* What the exercise asks *
Can you set down, exactly as they appear below, the lines from the opening of the material through the one bearing "from bokeh.resources import INLINE", minus the pictures?

* Provided data *

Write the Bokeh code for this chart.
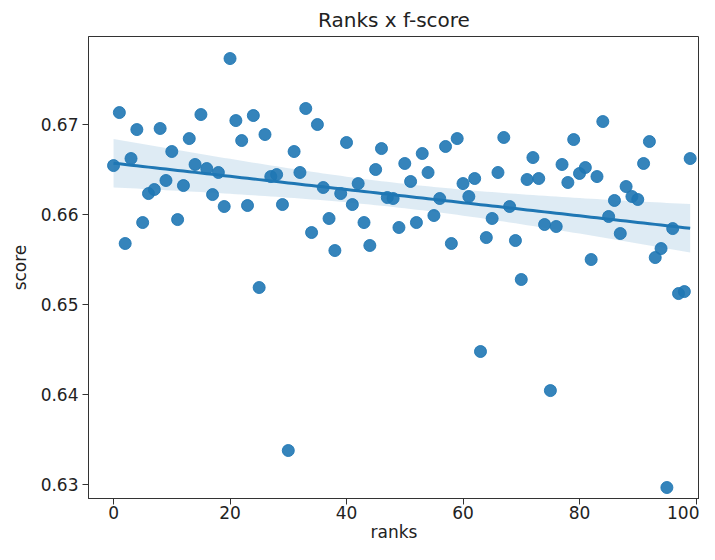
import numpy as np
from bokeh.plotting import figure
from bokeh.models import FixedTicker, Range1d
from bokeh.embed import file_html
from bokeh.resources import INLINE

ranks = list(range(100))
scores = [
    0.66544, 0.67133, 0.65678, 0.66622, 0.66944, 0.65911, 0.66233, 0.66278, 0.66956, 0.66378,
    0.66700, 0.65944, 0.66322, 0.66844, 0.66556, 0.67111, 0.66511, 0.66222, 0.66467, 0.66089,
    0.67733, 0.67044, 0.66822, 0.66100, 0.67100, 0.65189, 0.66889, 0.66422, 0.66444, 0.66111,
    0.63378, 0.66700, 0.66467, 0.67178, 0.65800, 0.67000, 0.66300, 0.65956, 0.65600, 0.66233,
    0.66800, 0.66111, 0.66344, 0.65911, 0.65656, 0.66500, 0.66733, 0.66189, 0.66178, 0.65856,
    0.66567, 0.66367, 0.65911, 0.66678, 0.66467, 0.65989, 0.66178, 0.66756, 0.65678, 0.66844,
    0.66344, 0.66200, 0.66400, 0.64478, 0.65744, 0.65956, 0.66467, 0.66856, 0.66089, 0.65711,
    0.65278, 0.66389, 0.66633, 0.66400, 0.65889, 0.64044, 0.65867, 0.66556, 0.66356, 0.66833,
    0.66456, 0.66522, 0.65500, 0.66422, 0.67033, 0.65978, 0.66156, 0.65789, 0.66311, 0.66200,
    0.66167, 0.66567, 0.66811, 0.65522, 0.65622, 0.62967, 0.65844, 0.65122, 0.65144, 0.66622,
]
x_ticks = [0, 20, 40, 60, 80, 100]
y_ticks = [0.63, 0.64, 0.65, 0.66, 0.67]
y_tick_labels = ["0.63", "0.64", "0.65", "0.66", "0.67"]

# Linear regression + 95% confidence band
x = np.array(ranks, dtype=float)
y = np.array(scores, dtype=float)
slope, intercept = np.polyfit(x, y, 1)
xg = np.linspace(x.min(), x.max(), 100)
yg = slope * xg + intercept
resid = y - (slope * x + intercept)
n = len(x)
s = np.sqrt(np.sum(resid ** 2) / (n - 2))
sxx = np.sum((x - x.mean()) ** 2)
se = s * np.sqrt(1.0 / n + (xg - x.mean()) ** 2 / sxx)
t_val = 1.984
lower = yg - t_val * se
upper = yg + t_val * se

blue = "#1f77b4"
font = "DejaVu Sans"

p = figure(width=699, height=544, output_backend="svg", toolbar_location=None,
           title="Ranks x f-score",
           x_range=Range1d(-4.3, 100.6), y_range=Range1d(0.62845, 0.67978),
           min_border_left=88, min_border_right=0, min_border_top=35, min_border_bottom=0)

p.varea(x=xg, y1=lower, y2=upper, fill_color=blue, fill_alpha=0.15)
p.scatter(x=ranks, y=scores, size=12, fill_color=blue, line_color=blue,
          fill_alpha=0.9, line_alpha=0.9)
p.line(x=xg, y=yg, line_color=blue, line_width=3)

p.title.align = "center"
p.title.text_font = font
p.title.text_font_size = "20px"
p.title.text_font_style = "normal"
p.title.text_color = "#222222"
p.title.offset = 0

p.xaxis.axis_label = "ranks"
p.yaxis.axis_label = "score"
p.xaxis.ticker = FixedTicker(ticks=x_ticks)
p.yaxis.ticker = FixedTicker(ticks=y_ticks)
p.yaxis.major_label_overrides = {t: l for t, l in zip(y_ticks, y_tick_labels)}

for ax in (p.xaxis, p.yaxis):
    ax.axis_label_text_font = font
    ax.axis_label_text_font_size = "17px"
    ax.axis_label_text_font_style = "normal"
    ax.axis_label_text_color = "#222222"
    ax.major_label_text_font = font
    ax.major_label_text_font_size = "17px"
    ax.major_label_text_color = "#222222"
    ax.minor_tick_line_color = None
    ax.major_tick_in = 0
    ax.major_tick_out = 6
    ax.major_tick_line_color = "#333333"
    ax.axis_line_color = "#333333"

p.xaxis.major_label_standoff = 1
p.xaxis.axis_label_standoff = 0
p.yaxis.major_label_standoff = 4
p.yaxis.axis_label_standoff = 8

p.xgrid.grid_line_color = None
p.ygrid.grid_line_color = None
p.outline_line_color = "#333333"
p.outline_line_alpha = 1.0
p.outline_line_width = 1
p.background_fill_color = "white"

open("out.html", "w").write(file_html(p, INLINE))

* Solution to the exercise *
Write the Bokeh code for this chart.
import numpy as np
from bokeh.plotting import figure
from bokeh.models import FixedTicker, Range1d
from bokeh.embed import file_html
from bokeh.resources import INLINE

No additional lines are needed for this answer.